:: DATA LINES

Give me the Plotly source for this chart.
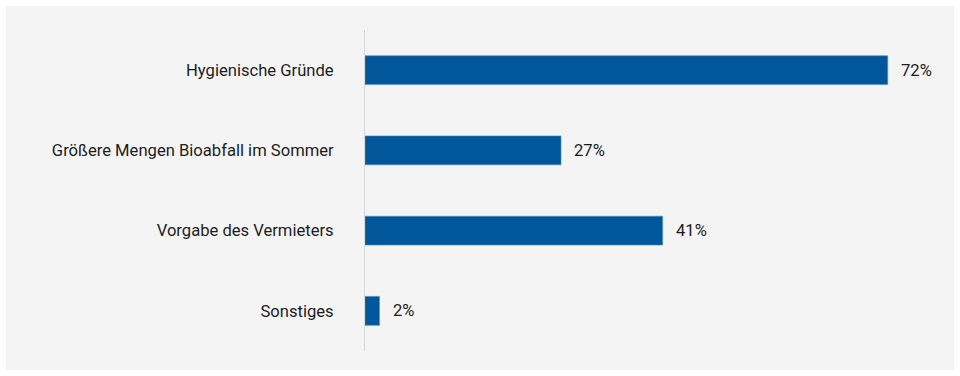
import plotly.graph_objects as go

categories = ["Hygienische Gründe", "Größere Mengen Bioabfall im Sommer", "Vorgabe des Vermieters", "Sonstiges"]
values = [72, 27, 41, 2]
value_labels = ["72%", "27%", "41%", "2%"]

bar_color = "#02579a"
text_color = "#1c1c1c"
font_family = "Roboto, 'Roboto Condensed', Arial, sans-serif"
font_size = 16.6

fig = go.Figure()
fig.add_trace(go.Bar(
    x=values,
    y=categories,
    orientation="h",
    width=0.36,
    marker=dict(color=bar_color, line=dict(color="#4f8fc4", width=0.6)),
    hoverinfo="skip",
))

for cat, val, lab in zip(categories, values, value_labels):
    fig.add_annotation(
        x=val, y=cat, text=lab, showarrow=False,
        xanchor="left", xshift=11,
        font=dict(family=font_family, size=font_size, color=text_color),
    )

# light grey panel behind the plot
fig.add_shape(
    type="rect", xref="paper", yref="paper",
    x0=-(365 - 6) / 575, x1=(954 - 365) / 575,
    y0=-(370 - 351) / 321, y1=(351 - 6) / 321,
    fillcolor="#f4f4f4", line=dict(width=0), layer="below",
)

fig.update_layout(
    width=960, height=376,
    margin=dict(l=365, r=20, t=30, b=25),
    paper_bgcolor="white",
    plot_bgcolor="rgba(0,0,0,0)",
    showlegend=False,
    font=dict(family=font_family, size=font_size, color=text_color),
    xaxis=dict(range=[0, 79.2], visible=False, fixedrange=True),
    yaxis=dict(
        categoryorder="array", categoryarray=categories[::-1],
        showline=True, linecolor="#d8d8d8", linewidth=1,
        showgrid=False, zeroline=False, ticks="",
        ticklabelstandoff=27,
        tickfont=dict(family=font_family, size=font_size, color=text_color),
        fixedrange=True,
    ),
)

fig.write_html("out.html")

::::

## AIM OF THE TASK
Copy out all of the data word for word. Do not carry over any picture.

## EXERCISE ANSWER
Give me the Plotly source for this chart.
import plotly.graph_objects as go

categories = ["Hygienische Gründe", "Größere Mengen Bioabfall im Sommer", "Vorgabe des Vermieters", "Sonstiges"]
values = [72, 27, 41, 2]
value_labels = ["72%", "27%", "41%", "2%"]

bar_color = "#02579a"
text_color = "#1c1c1c"
font_family = "Roboto, 'Roboto Condensed', Arial, sans-serif"
font_size = 16.6

fig = go.Figure()
fig.add_trace(go.Bar(
    x=values,
    y=categories,
    orientation="h",
    width=0.36,
    marker=dict(color=bar_color, line=dict(color="#4f8fc4", width=0.6)),
    hoverinfo="skip",
))

for cat, val, lab in zip(categories, values, value_labels):
    fig.add_annotation(
        x=val, y=cat, text=lab, showarrow=False,
        xanchor="left", xshift=11,
        font=dict(family=font_family, size=font_size, color=text_color),
    )

# light grey panel behind the plot
fig.add_shape(
    type="rect", xref="paper", yref="paper",
    x0=-(365 - 6) / 575, x1=(954 - 365) / 575,
    y0=-(370 - 351) / 321, y1=(351 - 6) / 321,
    fillcolor="#f4f4f4", line=dict(width=0), layer="below",
)

fig.update_layout(
    width=960, height=376,
    margin=dict(l=365, r=20, t=30, b=25),
    paper_bgcolor="white",
    plot_bgcolor="rgba(0,0,0,0)",
    showlegend=False,
    font=dict(family=font_family, size=font_size, color=text_color),
    xaxis=dict(range=[0, 79.2], visible=False, fixedrange=True),
    yaxis=dict(
        categoryorder="array", categoryarray=categories[::-1],
        showline=True, linecolor="#d8d8d8", linewidth=1,
        showgrid=False, zeroline=False, ticks="",
        ticklabelstandoff=27,
        tickfont=dict(family=font_family, size=font_size, color=text_color),
        fixedrange=True,
    ),
)

fig.write_html("out.html")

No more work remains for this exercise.